According to Goldman Sachs economists, the U.S. Federal Reserve is expected to hold off on cutting rates until the fourth quarter of next year. They attribute this to stronger-than-expected economic growth, which is helping stave off a potential recession.
In a note dated Sunday, Goldman’s David Mericle and the firm’s economics team noted that the U.S. economy has made significant progress towards a soft landing this year, defying recession fears.
The firm now predicts a 15% chance of recession over the next 12 months, compared to the consensus probability of 48%, with an expected gross domestic product growth of 2.1% in 2024.
Additionally, Goldman economists stated that the conditions for inflation to return to target are in place, and they believe that the toughest part of the inflation fight is over.

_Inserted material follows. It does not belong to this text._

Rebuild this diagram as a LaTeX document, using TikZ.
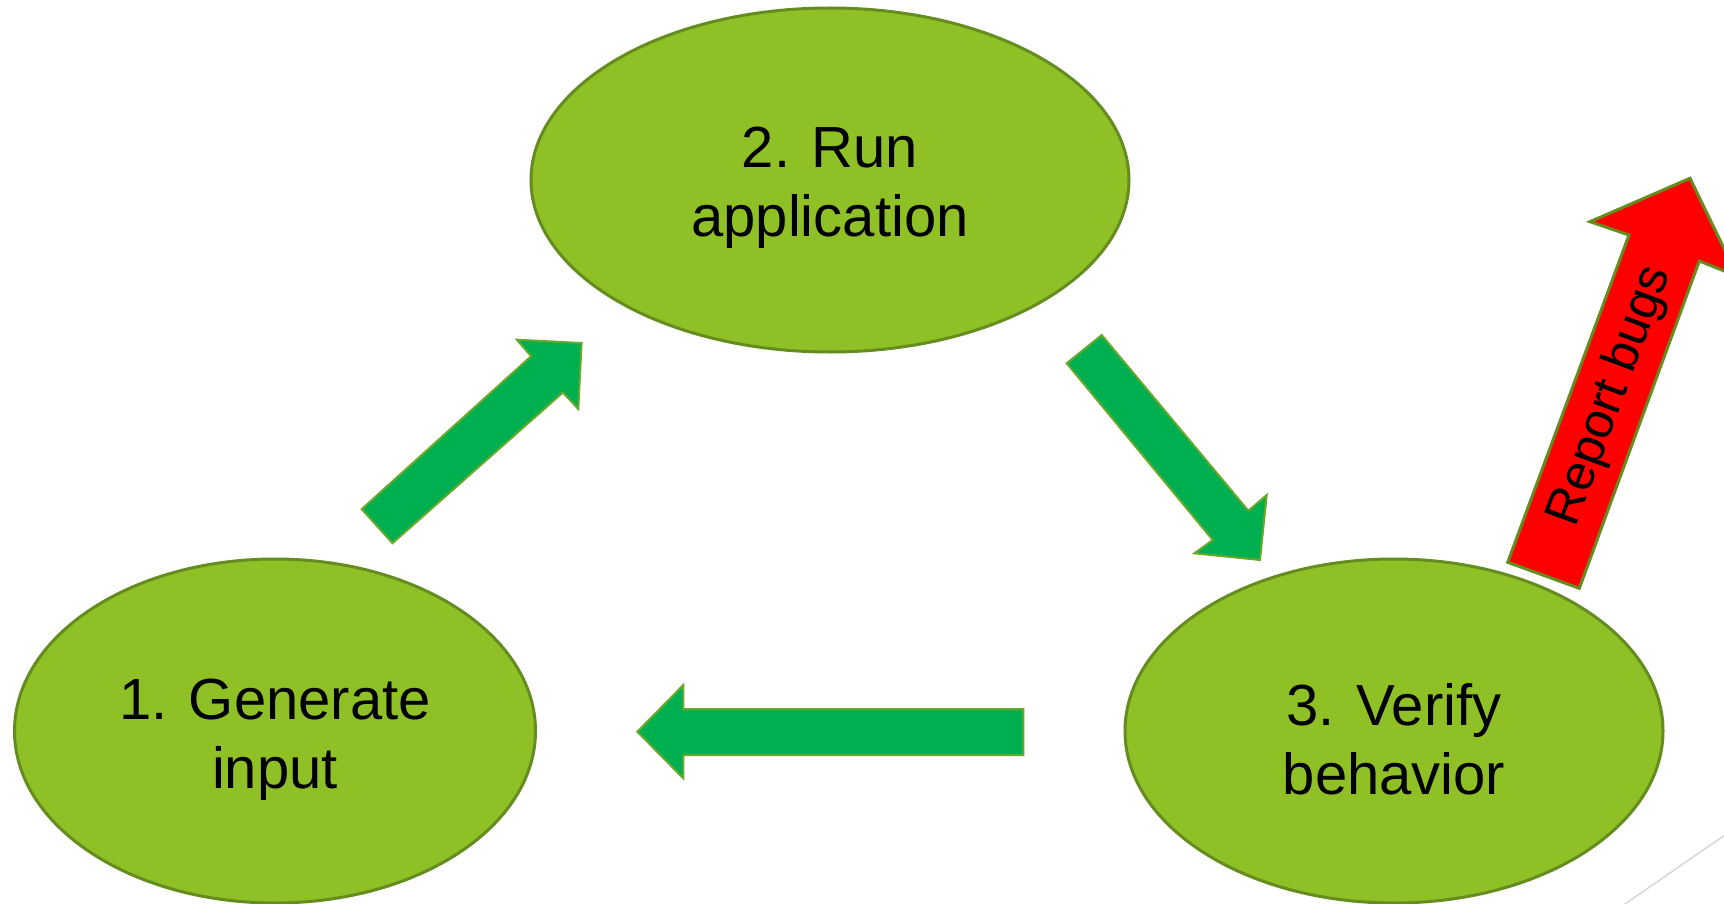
\documentclass[tikz,border=0pt]{standalone}
\usepackage{fontspec}
\setmainfont{Liberation Sans}
\usetikzlibrary{shapes.geometric}
\definecolor{ellfill}{RGB}{143,193,38}
\definecolor{elldraw}{RGB}{100,140,30}
\definecolor{arrfill}{RGB}{0,176,80}
\definecolor{arrdraw}{RGB}{106,168,44}
\definecolor{bugred}{RGB}{255,0,0}
\definecolor{faintline}{RGB}{215,215,215}
\begin{document}
\begin{tikzpicture}[x=0.5pt,y=-0.5pt,
  stage/.style={ellipse, fill=ellfill, draw=elldraw, line width=1.5pt, inner sep=0pt},
  stagetext/.style={align=center, font=\fontsize{29}{34.5}\selectfont, text=black, inner sep=0pt},
  blockarrow/.style={fill=arrfill, draw=arrdraw, line width=1pt, line join=miter},
  bugarrow/.style={fill=bugred, draw=elldraw, line width=1.5pt, line join=miter},
  bugtext/.style={font=\fontsize{25}{29}\selectfont, text=black, inner sep=0pt}]
\useasboundingbox (0,0) rectangle (1724,904);
\clip (0,0) rectangle (1724,904);

% stages
\node[stage, minimum width=299pt, minimum height=172pt] (e2) at (830,180) {};
\node[stage, minimum width=260.5pt, minimum height=172pt] (e1) at (275,731) {};
\node[stage, minimum width=269pt, minimum height=172pt] (e3) at (1394,731) {};
\node[stagetext] (t2) at ([yshift=-4pt]e2.center) {2. Run\\application};
\node[stagetext] (t1) at ([yshift=-4.3pt]e1.center) {1. Generate\\input};
\node[stagetext] (t3) at ([yshift=-4.3pt]e3.center) {3. Verify\\behavior};

% green block arrows
\draw[blockarrow] (361.7,509.1) -- (531.1,356.2) -- (516.8,339.7) -- (581.6,343.0)
  -- (578.3,409.0) -- (562.9,392.5) -- (392.5,543.2) -- cycle;
\draw[blockarrow] (1066.7,363.3) -- (1212.7,540) -- (1194.3,553.3) -- (1260,560)
  -- (1266.7,495) -- (1248.3,510.7) -- (1101.7,335) -- cycle;
\draw[blockarrow] (1023.3,709) -- (683.3,709) -- (683.3,685) -- (637.3,731.7)
  -- (683.3,778.3) -- (683.3,755) -- (1023.3,755) -- cycle;

% red arrow
\draw[bugarrow] (1507.7,562.3) -- (1629,235) -- (1590,221.7) -- (1690,178.3)
  -- (1737.6,276.4) -- (1699.3,261) -- (1579.3,588.3) -- cycle;
\node[bugtext, rotate=69.66] (bug) at (1611,396) {Report bugs};

% faint line bottom right
\coordinate (fa) at (1622,906);
\coordinate (fb) at (1726,834.3);
\draw[faintline, line width=0.75pt] (fa) -- (fb);
\end{tikzpicture}
\end{document}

Goldman projects the Fed to implement its first rate cut in the fourth quarter of 2024, with subsequent 25 basis point cuts anticipated at every quarter until the second quarter of 2026, reaching a fed funds rate of 3.5-3.75%, a “higher equilibrium rate than last cycle.”
On the other hand, traders are anticipating rate cuts from the middle of 2024, with Morgan Stanley economists expecting the first 25 basis point cut in June 2024. They also foresee additional cuts at three more Fed meetings next year and at every meeting in 2025, according to their economics outlook report.